— Begin Records provided —

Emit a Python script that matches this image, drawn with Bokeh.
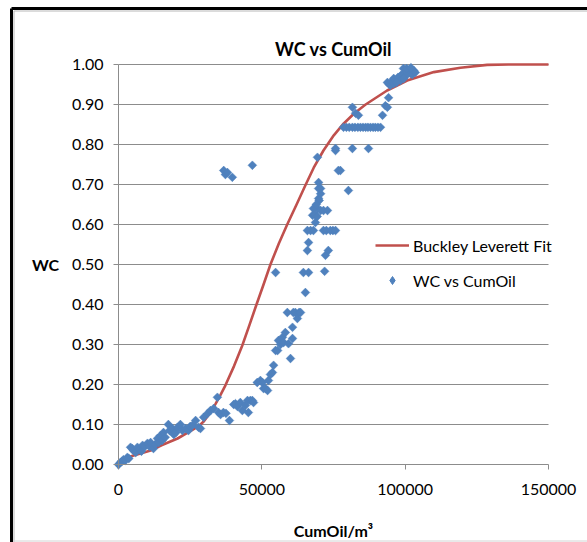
from bokeh.plotting import figure
from bokeh.models import (ColumnDataSource, Legend, LegendItem, Label,
                          FixedTicker, NumeralTickFormatter, Range1d)
from bokeh.embed import file_html
from bokeh.resources import INLINE

# ---- data ----
cum_oil = [
    0, 700, 1200, 1700, 2400, 3100, 3600, 4200, 4800, 5200, 6000, 6600, 7300, 8000, 8400,
    9200, 10100, 10800, 11200, 12200, 12800, 13600, 14000, 14600, 15200, 15700, 16300,
    17400, 17800, 18800, 19300, 20000, 20600, 21600, 22300, 23400, 24400, 25000, 25800,
    26900, 27900, 28600, 29700,
    31000, 32100, 33200, 34500, 34900, 35600, 36600, 37500, 38700, 40200, 40800, 41500,
    42500, 43200, 44300, 45000, 45300, 46000, 46700, 47100, 48400, 49500, 50200, 50600,
    51300, 52000, 52300, 53000, 53700, 54100,
    36700, 37300, 38000, 39700, 46700,
    54800, 55500, 55800, 56500, 57200, 57600, 58200, 58900, 59300, 60000, 60700, 60700,
    61000, 61700, 62400, 63000, 63500, 54800, 64500, 65200, 65900, 66300, 66300, 65900,
    67000, 67700, 68000, 68000, 68700, 69400, 69800, 70500, 69800, 69800, 70500, 69400,
    70500, 71500, 72900, 71500, 72500, 73900, 74800, 75700, 71900, 72200, 73200, 70000,
    69000, 68500, 69300,
    75700, 76700, 77400, 80200, 75700, 78500, 79500, 80500, 81600, 82500, 83500, 84400,
    85300, 86200, 87000, 87900, 88800, 89600, 90500, 91400, 81600, 87200, 81600, 82700,
    83700, 92100, 93100, 93800, 94200,
    93800, 94500, 94900, 95300, 96000, 96000, 96800, 97500, 98400, 98400, 99000, 99400,
    100000, 100800, 101500, 101900, 102500, 103000, 103500, 97000, 99500, 100500, 102000,
]
wc = [
    0.000, 0.005, 0.008, 0.012, 0.010, 0.018, 0.015, 0.043, 0.040, 0.035, 0.030, 0.043,
    0.038, 0.033, 0.048, 0.045, 0.053, 0.045, 0.055, 0.040, 0.050, 0.065, 0.055, 0.072,
    0.060, 0.080, 0.068, 0.100, 0.085, 0.090, 0.075, 0.080, 0.093, 0.100, 0.085, 0.090,
    0.085, 0.095, 0.098, 0.110, 0.093, 0.090, 0.118,
    0.127, 0.135, 0.140, 0.168, 0.130, 0.125, 0.130, 0.128, 0.110, 0.150, 0.152, 0.145,
    0.155, 0.135, 0.148, 0.160, 0.130, 0.160, 0.160, 0.155, 0.205, 0.210, 0.205, 0.190,
    0.190, 0.185, 0.210, 0.225, 0.230, 0.248,
    0.735, 0.725, 0.730, 0.718, 0.748,
    0.285, 0.285, 0.310, 0.300, 0.318, 0.305, 0.330, 0.380, 0.302, 0.265, 0.343, 0.315,
    0.380, 0.380, 0.365, 0.380, 0.380, 0.480, 0.480, 0.430, 0.535, 0.480, 0.555, 0.585,
    0.585, 0.623, 0.640, 0.585, 0.605, 0.640, 0.665, 0.677, 0.690, 0.705, 0.690, 0.768,
    0.635, 0.635, 0.635, 0.585, 0.585, 0.585, 0.585, 0.585, 0.483, 0.523, 0.535, 0.660,
    0.650, 0.625, 0.620,
    0.785, 0.735, 0.735, 0.685, 0.790, 0.843, 0.843, 0.843, 0.843, 0.843, 0.843, 0.843,
    0.843, 0.843, 0.843, 0.843, 0.843, 0.843, 0.843, 0.843, 0.790, 0.790, 0.893, 0.878,
    0.873, 0.873, 0.897, 0.893, 0.917,
    0.955, 0.950, 0.948, 0.958, 0.965, 0.952, 0.960, 0.968, 0.972, 0.960, 0.975, 0.990,
    0.970, 0.980, 0.985, 0.977, 0.975, 0.985, 0.980, 0.955, 0.965, 0.990, 0.992,
]

fit_cum_oil = [1700, 5000, 11200, 15000, 20600, 24000, 26800, 28600, 29800, 31000, 32400,
               33800, 35500, 37300, 40300, 43150, 45700, 48140, 50600, 53000, 55900, 58850,
               62000, 65000, 68100, 71500, 75100, 78500, 82100, 86200, 93700, 100700,
               110000, 119300, 128600, 136000, 150000]
fit_wc = [0.015, 0.022, 0.035, 0.048, 0.065, 0.079, 0.091, 0.100, 0.108, 0.120, 0.134,
          0.151, 0.173, 0.198, 0.246, 0.297, 0.349, 0.400, 0.450, 0.500, 0.552, 0.600,
          0.648, 0.695, 0.742, 0.785, 0.823, 0.852, 0.877, 0.900, 0.935, 0.960,
          0.981, 0.992, 0.999, 1.000, 1.000]

x_ticks = [0, 50000, 100000, 150000]
y_ticks = [0.0, 0.1, 0.2, 0.3, 0.4, 0.5, 0.6, 0.7, 0.8, 0.9, 1.0]

title_text = "WC vs CumOil"
x_label = "CumOil/m\u00b3"
y_label = "WC"
fit_name = "Buckley Leverett Fit"
scatter_name = "WC vs CumOil"

FONT = "Lato"
GRID = "#8c8c8c"
BLUE = "#4F81BD"
W, H = 587, 542

# pixel layout of the plotting area inside the full-canvas frame
PX_L, PX_R, PX_B, PX_T = 118, 548, 464, 64
X_MIN, X_MAX = x_ticks[0], x_ticks[-1]
Y_MIN, Y_MAX = y_ticks[0], y_ticks[-1]
kx = (X_MAX - X_MIN) / (PX_R - PX_L)
ky = (Y_MAX - Y_MIN) / (PX_B - PX_T)


def dx(px):
    return X_MIN + (px - PX_L) * kx


def dy(py):
    return Y_MIN + (PX_B - py) * ky


p = figure(width=W, height=H, output_backend="svg", toolbar_location=None,
           x_range=Range1d(dx(0), dx(W)), y_range=Range1d(dy(H), dy(0)),
           min_border=0, min_border_left=0, min_border_right=0,
           min_border_top=0, min_border_bottom=0)
p.outline_line_color = None
p.background_fill_color = "white"
p.border_fill_color = "white"
p.xgrid.grid_line_color = None
p.ygrid.grid_line_color = None

for ax, ticks, bnds in ((p.xaxis, x_ticks, (X_MIN, X_MAX)),
                        (p.yaxis, y_ticks, (Y_MIN, Y_MAX))):
    ax.ticker = FixedTicker(ticks=ticks)
    ax.bounds = bnds
    ax.fixed_location = 0
    ax.axis_line_color = GRID
    ax.major_tick_line_color = GRID
    ax.major_tick_out = 5
    ax.major_tick_in = 0
    ax.minor_tick_line_color = None
    ax.major_label_text_font = FONT
    ax.major_label_text_font_size = "16px"
    ax.major_label_text_color = "black"
p.yaxis.formatter = NumeralTickFormatter(format="0.00")
p.xaxis.formatter = NumeralTickFormatter(format="0")
p.yaxis.major_label_standoff = 10
p.xaxis.major_label_standoff = 14

# horizontal gridlines (one per y tick above zero)
g_y = y_ticks[1:]
p.segment(x0=[X_MIN] * len(g_y), x1=[X_MAX] * len(g_y), y0=g_y, y1=g_y,
          line_color=GRID, line_width=1)

# chart-area border (left and top edges, faint bottom edge)
p.segment(x0=[dx(11), dx(11)], x1=[dx(11), dx(W + 5)], y0=[dy(8), dy(8)],
          y1=[dy(H + 5), dy(8)], line_color="black", line_width=3)
p.segment(x0=[dx(13.5), dx(13.5)], x1=[dx(13.5), dx(W + 5)], y0=[dy(10.5), dy(10.5)],
          y1=[dy(H + 5), dy(10.5)], line_color="#b8b8b8", line_width=1)
p.segment(x0=[dx(13)], x1=[dx(W + 5)], y0=[dy(540.5)], y1=[dy(540.5)],
          line_color="#d4d4d4", line_width=1)

fit_r = p.line(fit_cum_oil, fit_wc, line_color="#C0504D", line_width=2.6,
               line_join="round")
src = ColumnDataSource(dict(x=cum_oil, y=wc))
p.scatter("x", "y", source=src, marker="square", angle=0.785398, size=6.2,
          fill_color=BLUE, line_color=BLUE, line_width=0.5)
# legend stand-in drawn with a diamond glyph on the first observation
leg_src = ColumnDataSource(dict(x=cum_oil[:1], y=wc[:1]))
leg_r = p.scatter("x", "y", source=leg_src, marker="diamond", size=9,
                  fill_color=BLUE, line_color=BLUE)

legend = Legend(items=[LegendItem(label=fit_name, renderers=[fit_r]),
                       LegendItem(label=scatter_name, renderers=[leg_r])],
                location=(375, H - 290), orientation="vertical",
                background_fill_alpha=0, border_line_alpha=0,
                glyph_width=34, glyph_height=20, label_height=20, spacing=15,
                label_standoff=4, padding=0, margin=0,
                label_text_font=FONT, label_text_font_size="16px",
                label_text_color="black")
p.add_layout(legend)

p.add_layout(Label(x=dx(333), y=dy(48), text=title_text, text_align="center",
                   text_baseline="middle", text_font=FONT, text_font_size="18px",
                   text_font_style="bold", text_color="black"))
p.add_layout(Label(x=dx(45), y=dy(264), text=y_label, text_align="center",
                   text_baseline="middle", text_font=FONT, text_font_size="16px",
                   text_font_style="bold", text_color="black"))
p.add_layout(Label(x=dx(333), y=dy(530), text=x_label, text_align="center",
                   text_baseline="middle", text_font=FONT, text_font_size="16px",
                   text_font_style="bold", text_color="black"))

open("out.html", "w").write(file_html(p, INLINE))
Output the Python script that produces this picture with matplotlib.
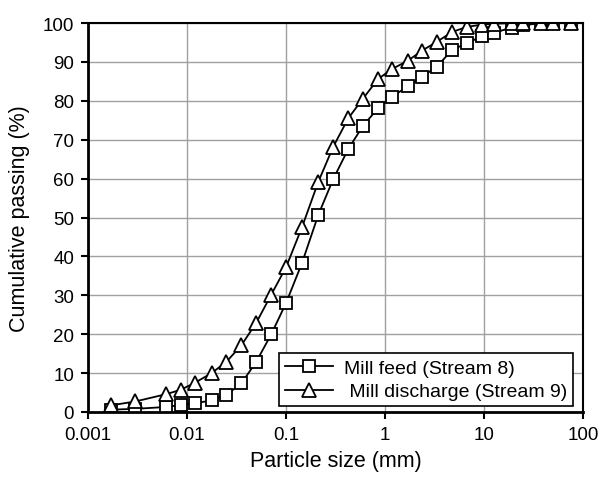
import matplotlib

matplotlib.use("Agg")
import matplotlib.pyplot as plt
from matplotlib.ticker import FixedLocator, FixedFormatter, NullLocator

plt.rcParams["font.family"] = ["Liberation Sans", "DejaVu Sans"]

size_mm = [0.0017, 0.003, 0.0062, 0.0086, 0.012, 0.0177, 0.025, 0.0355, 0.05, 0.071,
           0.1, 0.145, 0.212, 0.3, 0.425, 0.6, 0.85, 1.18, 1.7, 2.36,
           3.35, 4.75, 6.7, 9.5, 12.5, 19, 25, 37.5, 50, 75]
mill_feed = [0.6, 0.8, 1.3, 1.8, 2.2, 3.0, 4.4, 7.4, 12.9, 20.0,
             28.0, 38.3, 50.7, 59.9, 67.6, 73.6, 78.1, 81.1, 83.7, 86.2,
             88.8, 93.1, 94.8, 96.6, 97.5, 98.8, 99.4, 100, 100, 100]
mill_discharge = [1.7, 2.7, 4.6, 5.7, 7.5, 10.0, 12.9, 17.2, 22.9, 30.2,
                  37.2, 47.5, 59.2, 68.2, 75.5, 80.6, 85.6, 88.2, 90.3, 92.9,
                  95.2, 97.7, 99.0, 99.6, 99.8, 100, 100, 100, 100, 100]
x_ticks = [0.001, 0.01, 0.1, 1, 10, 100]
x_tick_labels = ["0.001", "0.01", "0.1", "1", "10", "100"]

fig = plt.figure(figsize=(6.0, 4.81), dpi=100)
ax = fig.add_axes([0.1467, 0.1414, 0.825, 0.8086])

marker_style = dict(color="black", linewidth=1.3, markerfacecolor="white",
                    markeredgecolor="black", markeredgewidth=1.3)
ax.plot(size_mm, mill_feed, marker="s", markersize=8.5, label="Mill feed (Stream 8)", **marker_style)
ax.plot(size_mm, mill_discharge, marker="^", markersize=9.5, label=" Mill discharge (Stream 9)", **marker_style)

ax.set_xscale("log")
ax.set_xlim(0.001, 100)
ax.set_ylim(0, 100)
ax.xaxis.set_major_locator(FixedLocator(x_ticks))
ax.xaxis.set_major_formatter(FixedFormatter(x_tick_labels))
ax.xaxis.set_minor_locator(NullLocator())
ax.set_yticks(range(0, 101, 10))
ax.grid(True, color="#a0a0a0", linewidth=1.0)
ax.set_axisbelow(True)

for side in ["left", "bottom"]:
    ax.spines[side].set_linewidth(2.0)
for side in ["top", "right"]:
    ax.spines[side].set_linewidth(1.5)
ax.tick_params(direction="out", length=5, width=1.5, labelsize=13.5, pad=5)

ax.set_xlabel("Particle size (mm)", fontsize=15.5, labelpad=5)
ax.set_ylabel("Cumulative passing (%)", fontsize=15.5, labelpad=9)

leg = ax.legend(loc="lower right", bbox_to_anchor=(0.98, 0.015), fontsize=14,
                frameon=True, fancybox=False, edgecolor="black", framealpha=1,
                handlelength=2.5, handletextpad=0.55, borderpad=0.3,
                labelspacing=0.3, borderaxespad=0.0)
leg.get_frame().set_linewidth(1.2)

fig.savefig("out.png", dpi=100)
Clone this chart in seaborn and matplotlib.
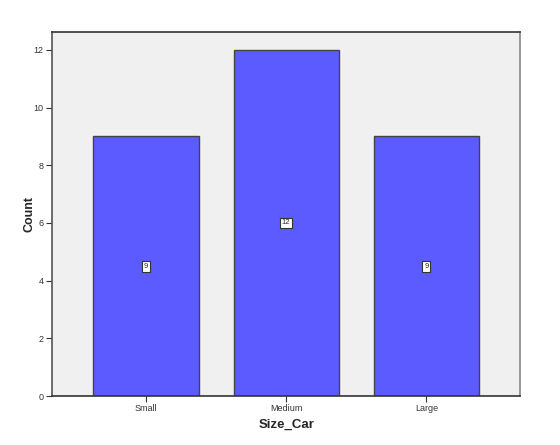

— End Records provided —

> Short exercise: Repeat, with no pictures, each line from the beginning of the data through the line containing "from bokeh.resources import INLINE", inclusive.

> Exercise solution:
Emit a Python script that matches this image, drawn with Bokeh.
from bokeh.plotting import figure
from bokeh.models import (ColumnDataSource, Legend, LegendItem, Label,
                          FixedTicker, NumeralTickFormatter, Range1d)
from bokeh.embed import file_html
from bokeh.resources import INLINE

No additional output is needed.